[GOAL OF THE EXERCISE]
Exactly repeat all the records below, omitting the images they hold.

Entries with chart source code
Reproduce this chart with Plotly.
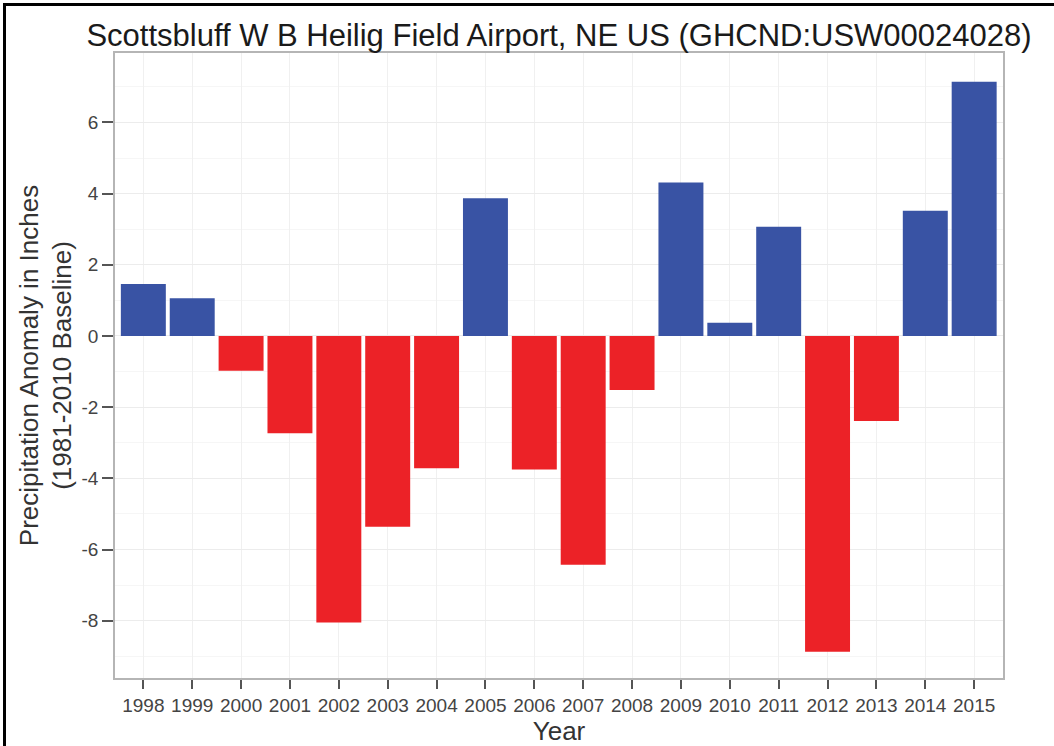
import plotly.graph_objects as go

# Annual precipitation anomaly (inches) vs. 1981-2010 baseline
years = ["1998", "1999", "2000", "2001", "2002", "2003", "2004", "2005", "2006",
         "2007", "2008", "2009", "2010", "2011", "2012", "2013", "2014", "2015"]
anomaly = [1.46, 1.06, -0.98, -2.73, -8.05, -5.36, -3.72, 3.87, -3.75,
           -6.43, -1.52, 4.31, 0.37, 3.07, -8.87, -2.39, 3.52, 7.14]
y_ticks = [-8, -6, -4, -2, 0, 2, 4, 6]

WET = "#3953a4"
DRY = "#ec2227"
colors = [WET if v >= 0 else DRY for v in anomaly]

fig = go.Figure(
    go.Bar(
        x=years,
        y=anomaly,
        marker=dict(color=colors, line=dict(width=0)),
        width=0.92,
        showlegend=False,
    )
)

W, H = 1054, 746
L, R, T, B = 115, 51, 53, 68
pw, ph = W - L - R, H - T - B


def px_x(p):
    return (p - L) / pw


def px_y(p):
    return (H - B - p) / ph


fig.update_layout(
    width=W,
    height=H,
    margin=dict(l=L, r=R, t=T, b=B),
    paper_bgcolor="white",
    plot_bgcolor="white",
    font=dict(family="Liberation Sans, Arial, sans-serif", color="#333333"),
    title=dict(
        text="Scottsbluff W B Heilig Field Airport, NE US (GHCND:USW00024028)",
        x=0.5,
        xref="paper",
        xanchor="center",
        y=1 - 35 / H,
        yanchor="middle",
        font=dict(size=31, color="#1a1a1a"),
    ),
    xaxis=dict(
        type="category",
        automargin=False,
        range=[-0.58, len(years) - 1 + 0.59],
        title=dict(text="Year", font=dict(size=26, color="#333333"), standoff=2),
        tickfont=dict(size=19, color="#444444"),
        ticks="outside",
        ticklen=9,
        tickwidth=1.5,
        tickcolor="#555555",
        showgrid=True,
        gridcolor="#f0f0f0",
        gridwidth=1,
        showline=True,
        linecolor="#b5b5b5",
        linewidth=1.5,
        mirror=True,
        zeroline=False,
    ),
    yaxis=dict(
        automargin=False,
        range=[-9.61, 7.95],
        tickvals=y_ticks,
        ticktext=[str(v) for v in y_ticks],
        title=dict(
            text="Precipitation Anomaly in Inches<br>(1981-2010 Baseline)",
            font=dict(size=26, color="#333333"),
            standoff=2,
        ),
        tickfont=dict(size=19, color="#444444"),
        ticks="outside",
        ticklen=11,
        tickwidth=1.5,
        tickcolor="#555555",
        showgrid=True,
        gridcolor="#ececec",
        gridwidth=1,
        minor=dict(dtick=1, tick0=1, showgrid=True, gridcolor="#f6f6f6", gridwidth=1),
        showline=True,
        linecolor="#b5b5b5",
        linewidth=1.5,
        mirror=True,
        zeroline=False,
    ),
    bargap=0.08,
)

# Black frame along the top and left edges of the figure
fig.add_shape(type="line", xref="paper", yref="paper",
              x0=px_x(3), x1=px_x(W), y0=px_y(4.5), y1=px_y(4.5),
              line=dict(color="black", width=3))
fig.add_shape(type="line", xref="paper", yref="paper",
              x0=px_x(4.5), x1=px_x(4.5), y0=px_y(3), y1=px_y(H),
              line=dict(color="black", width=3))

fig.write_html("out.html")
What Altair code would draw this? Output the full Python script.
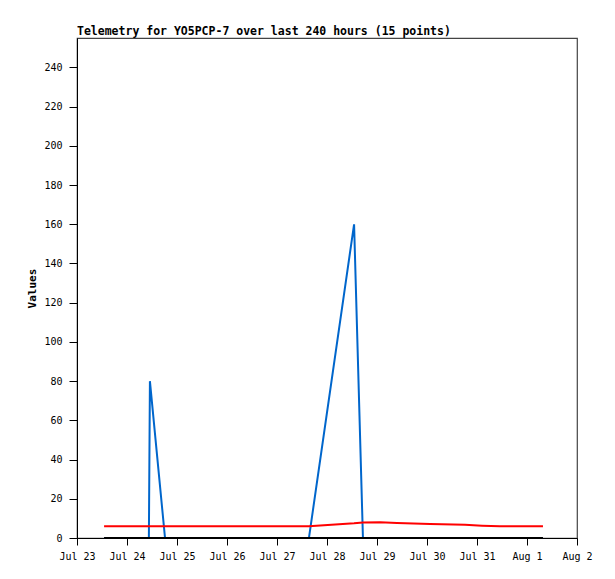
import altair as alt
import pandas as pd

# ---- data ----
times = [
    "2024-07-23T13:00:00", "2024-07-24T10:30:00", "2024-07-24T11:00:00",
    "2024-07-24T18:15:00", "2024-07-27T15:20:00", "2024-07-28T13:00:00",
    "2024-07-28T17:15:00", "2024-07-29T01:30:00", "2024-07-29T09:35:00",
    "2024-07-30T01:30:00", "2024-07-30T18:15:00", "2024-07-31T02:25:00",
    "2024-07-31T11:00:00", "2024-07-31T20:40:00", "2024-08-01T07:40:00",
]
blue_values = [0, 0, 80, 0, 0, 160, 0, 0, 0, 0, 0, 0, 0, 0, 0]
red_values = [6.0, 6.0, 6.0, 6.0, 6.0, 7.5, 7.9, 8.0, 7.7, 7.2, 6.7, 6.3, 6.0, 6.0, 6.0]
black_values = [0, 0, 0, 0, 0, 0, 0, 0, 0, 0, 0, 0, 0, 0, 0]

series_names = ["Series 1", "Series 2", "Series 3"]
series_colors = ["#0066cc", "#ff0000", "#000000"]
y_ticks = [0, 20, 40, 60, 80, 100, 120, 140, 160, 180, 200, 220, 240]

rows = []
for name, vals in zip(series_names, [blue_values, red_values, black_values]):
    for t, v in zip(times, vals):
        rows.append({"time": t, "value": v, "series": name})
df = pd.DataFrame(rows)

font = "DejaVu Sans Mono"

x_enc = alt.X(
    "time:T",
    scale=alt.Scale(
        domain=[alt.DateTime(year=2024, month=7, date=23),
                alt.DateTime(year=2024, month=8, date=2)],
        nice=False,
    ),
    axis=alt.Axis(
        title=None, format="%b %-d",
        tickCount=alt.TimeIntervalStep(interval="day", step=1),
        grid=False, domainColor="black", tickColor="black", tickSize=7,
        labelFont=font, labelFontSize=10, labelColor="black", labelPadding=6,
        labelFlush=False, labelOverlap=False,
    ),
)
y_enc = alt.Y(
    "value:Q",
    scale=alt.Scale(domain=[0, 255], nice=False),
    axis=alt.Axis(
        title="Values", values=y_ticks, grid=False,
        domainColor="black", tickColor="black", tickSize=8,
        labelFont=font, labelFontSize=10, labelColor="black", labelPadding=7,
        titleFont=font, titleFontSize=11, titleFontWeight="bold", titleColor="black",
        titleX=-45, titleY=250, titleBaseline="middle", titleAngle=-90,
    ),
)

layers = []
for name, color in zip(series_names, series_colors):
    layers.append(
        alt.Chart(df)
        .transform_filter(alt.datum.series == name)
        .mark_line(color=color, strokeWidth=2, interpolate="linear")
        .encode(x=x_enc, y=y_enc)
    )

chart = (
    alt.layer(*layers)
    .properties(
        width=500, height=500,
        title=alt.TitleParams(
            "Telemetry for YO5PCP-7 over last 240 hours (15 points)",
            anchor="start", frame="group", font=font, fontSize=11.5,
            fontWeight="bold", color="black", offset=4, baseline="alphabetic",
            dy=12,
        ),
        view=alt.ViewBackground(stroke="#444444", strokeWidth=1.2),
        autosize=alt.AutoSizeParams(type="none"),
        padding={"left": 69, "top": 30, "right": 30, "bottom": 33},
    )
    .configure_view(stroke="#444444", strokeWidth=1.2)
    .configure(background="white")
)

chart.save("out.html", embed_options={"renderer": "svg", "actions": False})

[SOLUTION]
Reproduce this chart with Plotly.
import plotly.graph_objects as go

# Annual precipitation anomaly (inches) vs. 1981-2010 baseline
years = ["1998", "1999", "2000", "2001", "2002", "2003", "2004", "2005", "2006",
         "2007", "2008", "2009", "2010", "2011", "2012", "2013", "2014", "2015"]
anomaly = [1.46, 1.06, -0.98, -2.73, -8.05, -5.36, -3.72, 3.87, -3.75,
           -6.43, -1.52, 4.31, 0.37, 3.07, -8.87, -2.39, 3.52, 7.14]
y_ticks = [-8, -6, -4, -2, 0, 2, 4, 6]

WET = "#3953a4"
DRY = "#ec2227"
colors = [WET if v >= 0 else DRY for v in anomaly]

fig = go.Figure(
    go.Bar(
        x=years,
        y=anomaly,
        marker=dict(color=colors, line=dict(width=0)),
        width=0.92,
        showlegend=False,
    )
)

W, H = 1054, 746
L, R, T, B = 115, 51, 53, 68
pw, ph = W - L - R, H - T - B


def px_x(p):
    return (p - L) / pw


def px_y(p):
    return (H - B - p) / ph


fig.update_layout(
    width=W,
    height=H,
    margin=dict(l=L, r=R, t=T, b=B),
    paper_bgcolor="white",
    plot_bgcolor="white",
    font=dict(family="Liberation Sans, Arial, sans-serif", color="#333333"),
    title=dict(
        text="Scottsbluff W B Heilig Field Airport, NE US (GHCND:USW00024028)",
        x=0.5,
        xref="paper",
        xanchor="center",
        y=1 - 35 / H,
        yanchor="middle",
        font=dict(size=31, color="#1a1a1a"),
    ),
    xaxis=dict(
        type="category",
        automargin=False,
        range=[-0.58, len(years) - 1 + 0.59],
        title=dict(text="Year", font=dict(size=26, color="#333333"), standoff=2),
        tickfont=dict(size=19, color="#444444"),
        ticks="outside",
        ticklen=9,
        tickwidth=1.5,
        tickcolor="#555555",
        showgrid=True,
        gridcolor="#f0f0f0",
        gridwidth=1,
        showline=True,
        linecolor="#b5b5b5",
        linewidth=1.5,
        mirror=True,
        zeroline=False,
    ),
    yaxis=dict(
        automargin=False,
        range=[-9.61, 7.95],
        tickvals=y_ticks,
        ticktext=[str(v) for v in y_ticks],
        title=dict(
            text="Precipitation Anomaly in Inches<br>(1981-2010 Baseline)",
            font=dict(size=26, color="#333333"),
            standoff=2,
        ),
        tickfont=dict(size=19, color="#444444"),
        ticks="outside",
        ticklen=11,
        tickwidth=1.5,
        tickcolor="#555555",
        showgrid=True,
        gridcolor="#ececec",
        gridwidth=1,
        minor=dict(dtick=1, tick0=1, showgrid=True, gridcolor="#f6f6f6", gridwidth=1),
        showline=True,
        linecolor="#b5b5b5",
        linewidth=1.5,
        mirror=True,
        zeroline=False,
    ),
    bargap=0.08,
)

# Black frame along the top and left edges of the figure
fig.add_shape(type="line", xref="paper", yref="paper",
              x0=px_x(3), x1=px_x(W), y0=px_y(4.5), y1=px_y(4.5),
              line=dict(color="black", width=3))
fig.add_shape(type="line", xref="paper", yref="paper",
              x0=px_x(4.5), x1=px_x(4.5), y0=px_y(3), y1=px_y(H),
              line=dict(color="black", width=3))

fig.write_html("out.html")
What Altair code would draw this? Output the full Python script.
import altair as alt
import pandas as pd

# ---- data ----
times = [
    "2024-07-23T13:00:00", "2024-07-24T10:30:00", "2024-07-24T11:00:00",
    "2024-07-24T18:15:00", "2024-07-27T15:20:00", "2024-07-28T13:00:00",
    "2024-07-28T17:15:00", "2024-07-29T01:30:00", "2024-07-29T09:35:00",
    "2024-07-30T01:30:00", "2024-07-30T18:15:00", "2024-07-31T02:25:00",
    "2024-07-31T11:00:00", "2024-07-31T20:40:00", "2024-08-01T07:40:00",
]
blue_values = [0, 0, 80, 0, 0, 160, 0, 0, 0, 0, 0, 0, 0, 0, 0]
red_values = [6.0, 6.0, 6.0, 6.0, 6.0, 7.5, 7.9, 8.0, 7.7, 7.2, 6.7, 6.3, 6.0, 6.0, 6.0]
black_values = [0, 0, 0, 0, 0, 0, 0, 0, 0, 0, 0, 0, 0, 0, 0]

series_names = ["Series 1", "Series 2", "Series 3"]
series_colors = ["#0066cc", "#ff0000", "#000000"]
y_ticks = [0, 20, 40, 60, 80, 100, 120, 140, 160, 180, 200, 220, 240]

rows = []
for name, vals in zip(series_names, [blue_values, red_values, black_values]):
    for t, v in zip(times, vals):
        rows.append({"time": t, "value": v, "series": name})
df = pd.DataFrame(rows)

font = "DejaVu Sans Mono"

x_enc = alt.X(
    "time:T",
    scale=alt.Scale(
        domain=[alt.DateTime(year=2024, month=7, date=23),
                alt.DateTime(year=2024, month=8, date=2)],
        nice=False,
    ),
    axis=alt.Axis(
        title=None, format="%b %-d",
        tickCount=alt.TimeIntervalStep(interval="day", step=1),
        grid=False, domainColor="black", tickColor="black", tickSize=7,
        labelFont=font, labelFontSize=10, labelColor="black", labelPadding=6,
        labelFlush=False, labelOverlap=False,
    ),
)
y_enc = alt.Y(
    "value:Q",
    scale=alt.Scale(domain=[0, 255], nice=False),
    axis=alt.Axis(
        title="Values", values=y_ticks, grid=False,
        domainColor="black", tickColor="black", tickSize=8,
        labelFont=font, labelFontSize=10, labelColor="black", labelPadding=7,
        titleFont=font, titleFontSize=11, titleFontWeight="bold", titleColor="black",
        titleX=-45, titleY=250, titleBaseline="middle", titleAngle=-90,
    ),
)

layers = []
for name, color in zip(series_names, series_colors):
    layers.append(
        alt.Chart(df)
        .transform_filter(alt.datum.series == name)
        .mark_line(color=color, strokeWidth=2, interpolate="linear")
        .encode(x=x_enc, y=y_enc)
    )

chart = (
    alt.layer(*layers)
    .properties(
        width=500, height=500,
        title=alt.TitleParams(
            "Telemetry for YO5PCP-7 over last 240 hours (15 points)",
            anchor="start", frame="group", font=font, fontSize=11.5,
            fontWeight="bold", color="black", offset=4, baseline="alphabetic",
            dy=12,
        ),
        view=alt.ViewBackground(stroke="#444444", strokeWidth=1.2),
        autosize=alt.AutoSizeParams(type="none"),
        padding={"left": 69, "top": 30, "right": 30, "bottom": 33},
    )
    .configure_view(stroke="#444444", strokeWidth=1.2)
    .configure(background="white")
)

chart.save("out.html", embed_options={"renderer": "svg", "actions": False})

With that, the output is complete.